> **Task instructions**
Quote each line of the material verbatim, without the pictures.

— begin Provided data —

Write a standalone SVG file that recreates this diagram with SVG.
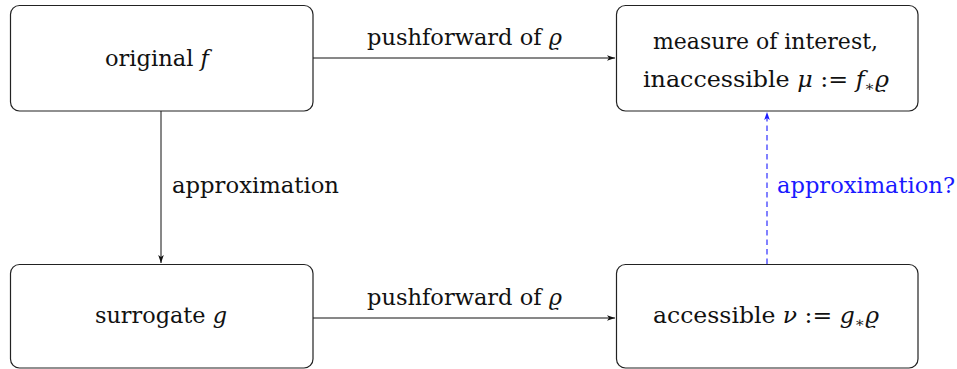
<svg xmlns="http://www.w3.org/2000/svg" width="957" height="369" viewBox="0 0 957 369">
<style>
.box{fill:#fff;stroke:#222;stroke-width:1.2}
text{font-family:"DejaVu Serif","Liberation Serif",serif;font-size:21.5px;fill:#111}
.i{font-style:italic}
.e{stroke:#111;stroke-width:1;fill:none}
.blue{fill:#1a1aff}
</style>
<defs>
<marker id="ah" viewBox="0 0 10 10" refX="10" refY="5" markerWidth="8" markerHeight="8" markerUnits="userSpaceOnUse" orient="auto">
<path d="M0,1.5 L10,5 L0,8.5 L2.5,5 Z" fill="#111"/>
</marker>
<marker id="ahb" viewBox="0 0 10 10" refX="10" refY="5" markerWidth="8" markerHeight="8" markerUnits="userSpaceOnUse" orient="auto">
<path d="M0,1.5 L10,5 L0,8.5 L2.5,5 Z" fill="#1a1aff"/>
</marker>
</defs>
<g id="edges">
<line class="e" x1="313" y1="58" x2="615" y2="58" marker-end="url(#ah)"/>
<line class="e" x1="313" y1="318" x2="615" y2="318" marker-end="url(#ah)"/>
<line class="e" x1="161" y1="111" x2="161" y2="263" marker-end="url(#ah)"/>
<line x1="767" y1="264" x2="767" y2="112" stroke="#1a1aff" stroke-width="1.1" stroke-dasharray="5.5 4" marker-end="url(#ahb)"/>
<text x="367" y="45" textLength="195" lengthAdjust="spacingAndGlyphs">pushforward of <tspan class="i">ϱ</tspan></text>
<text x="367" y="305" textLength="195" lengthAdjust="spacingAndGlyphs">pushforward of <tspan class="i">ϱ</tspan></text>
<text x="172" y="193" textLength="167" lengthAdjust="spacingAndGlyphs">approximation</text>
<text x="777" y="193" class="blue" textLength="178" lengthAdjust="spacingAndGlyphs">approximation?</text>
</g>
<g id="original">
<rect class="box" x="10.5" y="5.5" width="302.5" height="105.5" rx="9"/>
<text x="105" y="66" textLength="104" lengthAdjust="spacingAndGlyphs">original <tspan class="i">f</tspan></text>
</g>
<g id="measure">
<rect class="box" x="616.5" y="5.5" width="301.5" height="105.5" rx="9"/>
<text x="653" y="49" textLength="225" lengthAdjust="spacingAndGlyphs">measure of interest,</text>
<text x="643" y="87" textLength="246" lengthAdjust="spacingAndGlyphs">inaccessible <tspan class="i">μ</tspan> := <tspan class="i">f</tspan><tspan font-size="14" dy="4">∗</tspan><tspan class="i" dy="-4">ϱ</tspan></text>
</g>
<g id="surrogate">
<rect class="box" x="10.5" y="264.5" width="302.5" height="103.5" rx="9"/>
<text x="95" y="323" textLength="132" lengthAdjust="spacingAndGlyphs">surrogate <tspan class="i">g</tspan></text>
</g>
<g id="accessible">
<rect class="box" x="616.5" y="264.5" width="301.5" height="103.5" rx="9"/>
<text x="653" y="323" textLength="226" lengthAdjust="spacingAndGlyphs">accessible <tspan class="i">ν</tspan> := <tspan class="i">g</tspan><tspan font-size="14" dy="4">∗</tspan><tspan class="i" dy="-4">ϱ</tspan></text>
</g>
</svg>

— end Provided data —

> **Response to this task**
Write a standalone SVG file that recreates this diagram with SVG.
<svg xmlns="http://www.w3.org/2000/svg" width="957" height="369" viewBox="0 0 957 369">
<style>
.box{fill:#fff;stroke:#222;stroke-width:1.2}
text{font-family:"DejaVu Serif","Liberation Serif",serif;font-size:21.5px;fill:#111}
.i{font-style:italic}
.e{stroke:#111;stroke-width:1;fill:none}
.blue{fill:#1a1aff}
</style>
<defs>
<marker id="ah" viewBox="0 0 10 10" refX="10" refY="5" markerWidth="8" markerHeight="8" markerUnits="userSpaceOnUse" orient="auto">
<path d="M0,1.5 L10,5 L0,8.5 L2.5,5 Z" fill="#111"/>
</marker>
<marker id="ahb" viewBox="0 0 10 10" refX="10" refY="5" markerWidth="8" markerHeight="8" markerUnits="userSpaceOnUse" orient="auto">
<path d="M0,1.5 L10,5 L0,8.5 L2.5,5 Z" fill="#1a1aff"/>
</marker>
</defs>
<g id="edges">
<line class="e" x1="313" y1="58" x2="615" y2="58" marker-end="url(#ah)"/>
<line class="e" x1="313" y1="318" x2="615" y2="318" marker-end="url(#ah)"/>
<line class="e" x1="161" y1="111" x2="161" y2="263" marker-end="url(#ah)"/>
<line x1="767" y1="264" x2="767" y2="112" stroke="#1a1aff" stroke-width="1.1" stroke-dasharray="5.5 4" marker-end="url(#ahb)"/>
<text x="367" y="45" textLength="195" lengthAdjust="spacingAndGlyphs">pushforward of <tspan class="i">ϱ</tspan></text>
<text x="367" y="305" textLength="195" lengthAdjust="spacingAndGlyphs">pushforward of <tspan class="i">ϱ</tspan></text>
<text x="172" y="193" textLength="167" lengthAdjust="spacingAndGlyphs">approximation</text>
<text x="777" y="193" class="blue" textLength="178" lengthAdjust="spacingAndGlyphs">approximation?</text>
</g>
<g id="original">
<rect class="box" x="10.5" y="5.5" width="302.5" height="105.5" rx="9"/>
<text x="105" y="66" textLength="104" lengthAdjust="spacingAndGlyphs">original <tspan class="i">f</tspan></text>
</g>
<g id="measure">
<rect class="box" x="616.5" y="5.5" width="301.5" height="105.5" rx="9"/>
<text x="653" y="49" textLength="225" lengthAdjust="spacingAndGlyphs">measure of interest,</text>
<text x="643" y="87" textLength="246" lengthAdjust="spacingAndGlyphs">inaccessible <tspan class="i">μ</tspan> := <tspan class="i">f</tspan><tspan font-size="14" dy="4">∗</tspan><tspan class="i" dy="-4">ϱ</tspan></text>
</g>
<g id="surrogate">
<rect class="box" x="10.5" y="264.5" width="302.5" height="103.5" rx="9"/>
<text x="95" y="323" textLength="132" lengthAdjust="spacingAndGlyphs">surrogate <tspan class="i">g</tspan></text>
</g>
<g id="accessible">
<rect class="box" x="616.5" y="264.5" width="301.5" height="103.5" rx="9"/>
<text x="653" y="323" textLength="226" lengthAdjust="spacingAndGlyphs">accessible <tspan class="i">ν</tspan> := <tspan class="i">g</tspan><tspan font-size="14" dy="4">∗</tspan><tspan class="i" dy="-4">ϱ</tspan></text>
</g>
</svg>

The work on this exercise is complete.